Code that draws figures
**********
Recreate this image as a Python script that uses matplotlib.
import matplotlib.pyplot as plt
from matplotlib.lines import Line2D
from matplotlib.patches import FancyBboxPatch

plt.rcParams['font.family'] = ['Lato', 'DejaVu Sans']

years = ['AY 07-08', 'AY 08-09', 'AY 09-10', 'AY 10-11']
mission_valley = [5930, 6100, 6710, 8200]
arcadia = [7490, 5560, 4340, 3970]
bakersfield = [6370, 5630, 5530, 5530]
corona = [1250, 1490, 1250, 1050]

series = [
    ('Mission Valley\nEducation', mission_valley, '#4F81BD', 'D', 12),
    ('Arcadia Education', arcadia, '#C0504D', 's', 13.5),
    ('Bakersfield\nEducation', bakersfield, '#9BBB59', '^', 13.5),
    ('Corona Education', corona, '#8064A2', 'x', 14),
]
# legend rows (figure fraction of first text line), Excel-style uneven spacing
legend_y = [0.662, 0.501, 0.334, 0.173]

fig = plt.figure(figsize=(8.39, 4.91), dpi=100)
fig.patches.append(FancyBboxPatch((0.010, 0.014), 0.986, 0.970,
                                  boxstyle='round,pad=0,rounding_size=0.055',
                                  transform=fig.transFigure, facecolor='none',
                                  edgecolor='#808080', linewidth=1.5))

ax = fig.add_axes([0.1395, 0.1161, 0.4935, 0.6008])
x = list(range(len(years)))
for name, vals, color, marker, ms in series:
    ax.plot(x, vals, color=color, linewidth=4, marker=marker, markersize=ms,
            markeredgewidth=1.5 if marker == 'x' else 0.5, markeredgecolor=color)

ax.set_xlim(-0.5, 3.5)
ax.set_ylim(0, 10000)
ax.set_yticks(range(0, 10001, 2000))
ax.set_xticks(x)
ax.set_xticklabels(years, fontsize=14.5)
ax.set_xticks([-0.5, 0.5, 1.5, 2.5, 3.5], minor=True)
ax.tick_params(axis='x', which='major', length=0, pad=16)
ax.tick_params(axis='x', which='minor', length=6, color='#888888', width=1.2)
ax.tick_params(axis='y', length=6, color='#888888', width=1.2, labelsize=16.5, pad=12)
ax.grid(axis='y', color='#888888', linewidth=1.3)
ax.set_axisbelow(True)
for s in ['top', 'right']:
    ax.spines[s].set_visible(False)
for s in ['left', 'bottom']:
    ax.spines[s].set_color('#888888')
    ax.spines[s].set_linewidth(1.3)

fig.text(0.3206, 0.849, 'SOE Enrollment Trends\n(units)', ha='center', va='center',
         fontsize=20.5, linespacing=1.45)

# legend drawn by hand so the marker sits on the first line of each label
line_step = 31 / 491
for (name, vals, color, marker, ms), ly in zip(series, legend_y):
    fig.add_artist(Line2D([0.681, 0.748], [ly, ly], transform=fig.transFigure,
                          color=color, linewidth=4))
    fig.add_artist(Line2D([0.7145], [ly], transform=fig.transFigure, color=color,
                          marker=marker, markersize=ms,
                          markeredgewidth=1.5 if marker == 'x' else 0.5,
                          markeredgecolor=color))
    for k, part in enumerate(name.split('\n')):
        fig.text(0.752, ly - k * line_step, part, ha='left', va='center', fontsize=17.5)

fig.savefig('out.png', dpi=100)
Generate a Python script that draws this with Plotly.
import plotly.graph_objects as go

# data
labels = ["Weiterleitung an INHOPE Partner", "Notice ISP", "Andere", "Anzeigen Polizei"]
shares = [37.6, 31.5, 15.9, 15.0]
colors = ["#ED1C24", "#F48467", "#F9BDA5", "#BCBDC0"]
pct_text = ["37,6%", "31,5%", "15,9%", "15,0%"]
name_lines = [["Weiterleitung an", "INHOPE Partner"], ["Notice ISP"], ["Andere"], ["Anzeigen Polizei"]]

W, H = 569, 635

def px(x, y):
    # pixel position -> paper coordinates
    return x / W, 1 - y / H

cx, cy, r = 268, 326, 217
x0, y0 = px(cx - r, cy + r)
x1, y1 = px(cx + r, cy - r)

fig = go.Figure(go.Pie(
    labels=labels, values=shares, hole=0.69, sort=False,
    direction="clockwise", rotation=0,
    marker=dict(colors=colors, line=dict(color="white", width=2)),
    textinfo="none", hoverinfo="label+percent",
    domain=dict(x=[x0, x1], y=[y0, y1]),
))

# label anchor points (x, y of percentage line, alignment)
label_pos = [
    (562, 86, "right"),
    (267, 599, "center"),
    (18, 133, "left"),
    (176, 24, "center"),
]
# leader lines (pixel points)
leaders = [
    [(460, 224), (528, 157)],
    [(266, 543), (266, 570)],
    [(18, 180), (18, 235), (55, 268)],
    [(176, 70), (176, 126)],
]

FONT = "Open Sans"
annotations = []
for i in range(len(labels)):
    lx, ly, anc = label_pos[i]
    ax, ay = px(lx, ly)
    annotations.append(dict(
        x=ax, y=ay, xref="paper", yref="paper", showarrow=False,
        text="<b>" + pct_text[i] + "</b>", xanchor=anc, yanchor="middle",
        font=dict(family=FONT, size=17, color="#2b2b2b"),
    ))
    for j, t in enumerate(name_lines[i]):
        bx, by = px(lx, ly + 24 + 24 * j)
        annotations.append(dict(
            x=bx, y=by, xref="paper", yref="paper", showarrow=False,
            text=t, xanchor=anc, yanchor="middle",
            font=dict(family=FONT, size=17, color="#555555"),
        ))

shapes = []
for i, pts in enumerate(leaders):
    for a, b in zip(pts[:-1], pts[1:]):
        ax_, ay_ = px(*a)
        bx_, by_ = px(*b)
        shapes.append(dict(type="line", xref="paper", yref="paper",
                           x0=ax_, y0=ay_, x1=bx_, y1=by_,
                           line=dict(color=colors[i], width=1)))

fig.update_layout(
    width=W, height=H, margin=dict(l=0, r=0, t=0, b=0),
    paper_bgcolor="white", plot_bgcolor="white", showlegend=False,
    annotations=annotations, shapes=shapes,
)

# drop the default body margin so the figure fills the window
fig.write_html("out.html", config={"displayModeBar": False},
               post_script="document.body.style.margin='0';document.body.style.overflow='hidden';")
**********
Quote only the lines running from the line that holds "Generate a Python" to the line that holds "return x / W, 1 - y / H", both ends included.

Generate a Python script that draws this with Plotly.
import plotly.graph_objects as go

# data
labels = ["Weiterleitung an INHOPE Partner", "Notice ISP", "Andere", "Anzeigen Polizei"]
shares = [37.6, 31.5, 15.9, 15.0]
colors = ["#ED1C24", "#F48467", "#F9BDA5", "#BCBDC0"]
pct_text = ["37,6%", "31,5%", "15,9%", "15,0%"]
name_lines = [["Weiterleitung an", "INHOPE Partner"], ["Notice ISP"], ["Andere"], ["Anzeigen Polizei"]]

W, H = 569, 635

def px(x, y):
    # pixel position -> paper coordinates
    return x / W, 1 - y / H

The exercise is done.